Como le digo, la persiana la levanto igual que siempre, todas las mañanas a las siete, hasta el sábado inclusive. En el barrio la mayoría me conoce, el vivir, el sentirse vivo tiene que ver con ese saludo de Alfredo o de Antonia. Acá es así, en El Bermejo le andamos con el cariño a flor de piel. Si me ven sentado en la puerta saben que no hay laburo, y vienen los abrazos, o la charla para pasar el mal trago. Si al final, a quien no le pasa, hoy las manos callosas están de paro, obligadas por quienes anduvieron gobernando, y a eso ahora tenemos que sumarle esta pandemia. 

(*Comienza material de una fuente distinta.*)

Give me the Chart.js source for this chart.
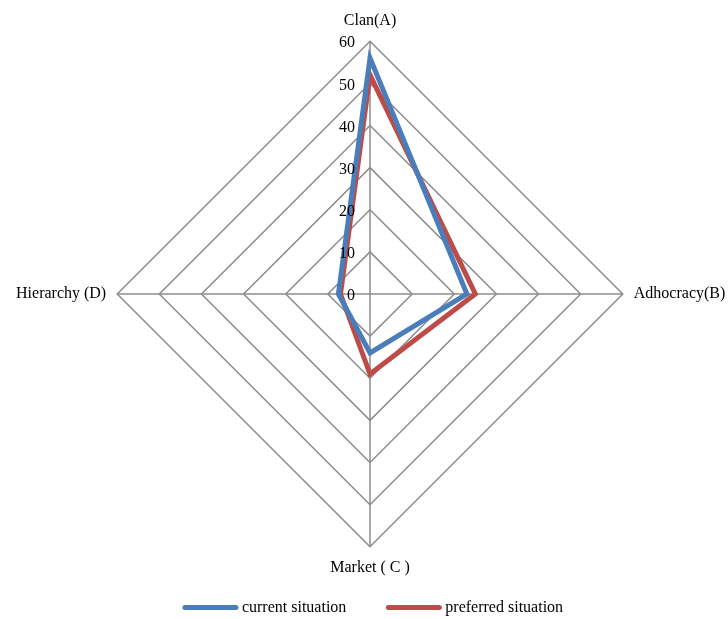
<!DOCTYPE html>
<html>
<head>
<meta charset="utf-8">
<script src="https://cdn.jsdelivr.net/npm/chart.js@4/dist/chart.umd.min.js"></script>
<style>
  html, body { margin: 0; padding: 0; background: #fff; }
  #wrap { width: 728px; height: 619px; position: relative; }
</style>
</head>
<body>
<div id="wrap"><canvas id="c"></canvas></div>
<script>
// Culture profile: four culture types, scores 0-60
const categories = ['Clan(A)', 'Adhocracy(B)', 'Market ( C )', 'Hierarchy (D)'];
const currentSituation = [56, 23, 14, 7.5];
const preferredSituation = [52, 25, 19, 7];
const tickValues = [0, 10, 20, 30, 40, 50, 60];

const SERIF = '"Liberation Serif", "Times New Roman", serif';
const GRID = '#8c8c8c';
const FONT_SIZE = 16;

// Tick numbers sit just left of the vertical axis, level with each ring
const sideTicks = {
  id: 'sideTicks',
  afterDatasetsDraw(chart) {
    const r = chart.scales.r;
    const ctx = chart.ctx;
    ctx.save();
    ctx.font = FONT_SIZE + 'px ' + SERIF;
    ctx.fillStyle = '#000';
    ctx.textAlign = 'right';
    ctx.textBaseline = 'middle';
    tickValues.forEach(v => {
      const d = r.getDistanceFromCenterForValue(v);
      ctx.fillText(String(v), r.xCenter - 15, r.yCenter - d + 2);
    });
    ctx.restore();
  }
};

// Legend row under the chart: a thick line sample followed by the series name
const lineLegend = {
  id: 'lineLegend',
  afterDraw(chart) {
    const ctx = chart.ctx;
    const r = chart.scales.r;
    const sampleW = 55, gapText = 4, gapItem = 40;
    ctx.save();
    ctx.font = FONT_SIZE + 'px ' + SERIF;
    const items = chart.data.datasets.map(ds => ({
      label: ds.label,
      color: ds.borderColor,
      w: sampleW + gapText + ctx.measureText(ds.label).width
    }));
    const total = items.reduce((s, it) => s + it.w, 0) + gapItem * (items.length - 1);
    let x = r.xCenter + 3 - total / 2;
    const y = chart.height - 11.5;
    items.forEach(it => {
      ctx.strokeStyle = it.color;
      ctx.lineWidth = 5;
      ctx.lineCap = 'round';
      ctx.beginPath();
      ctx.moveTo(x + 2, y);
      ctx.lineTo(x + sampleW - 2, y);
      ctx.stroke();
      ctx.fillStyle = '#000';
      ctx.textAlign = 'left';
      ctx.textBaseline = 'middle';
      ctx.fillText(it.label, x + sampleW + gapText, y);
      x += it.w + gapItem;
    });
    ctx.restore();
  }
};

new Chart(document.getElementById('c'), {
  type: 'radar',
  data: {
    labels: categories,
    datasets: [
      {
        label: 'current situation',
        data: currentSituation,
        borderColor: '#4a7ebb',
        backgroundColor: '#4a7ebb',
        borderWidth: 5,
        fill: false,
        pointRadius: 0,
        pointHoverRadius: 0
      },
      {
        label: 'preferred situation',
        data: preferredSituation,
        borderColor: '#be4b48',
        backgroundColor: '#be4b48',
        borderWidth: 5,
        fill: false,
        pointRadius: 0,
        pointHoverRadius: 0
      }
    ]
  },
  options: {
    responsive: true,
    maintainAspectRatio: false,
    animation: false,
    layout: { padding: { top: 12, bottom: 41, left: 14, right: 0 } },
    scales: {
      r: {
        min: 0,
        max: 60,
        ticks: { stepSize: 10, display: false },
        grid: { color: GRID, lineWidth: 1.5, circular: false },
        angleLines: { color: GRID, lineWidth: 1.5 },
        pointLabels: {
          font: { family: SERIF, size: FONT_SIZE },
          color: '#000',
          padding: 11
        }
      }
    },
    plugins: {
      legend: { display: false },
      tooltip: { enabled: false }
    }
  },
  plugins: [sideTicks, lineLegend]
});
</script>
</body>
</html>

Desde el fondo del taller vinimos caminando tranquilos, a paso de no hacer nada. Isabel en la entrada nos esperaba con el mate en la mano. El universo de ese hombre olía a madera fresca, como recién cortada, se lo sentía vivo, sólo dormido, como esperando que algo suceda, que el teléfono suene y llegue el pedido. Un placard entero, mesas varias donde la gente brinde, coma y se ría, sillas para estar mirándose en charlas interminables. Pero el teléfono negro, de esos viejos con ruedita y números, estaba ahí, apoyado, en un silencio eterno. Con Virgilio llegamos a la puerta y él giró observando todo ese olvido que da el fierrerío apagado, me apoyó la mano en el hombro mientras salíamos a la calle y me dijo, -Jodido los gobiernos eh, cómo le cagan la vida a uno, mire, ¿terrible es el sonido del silencio no?-.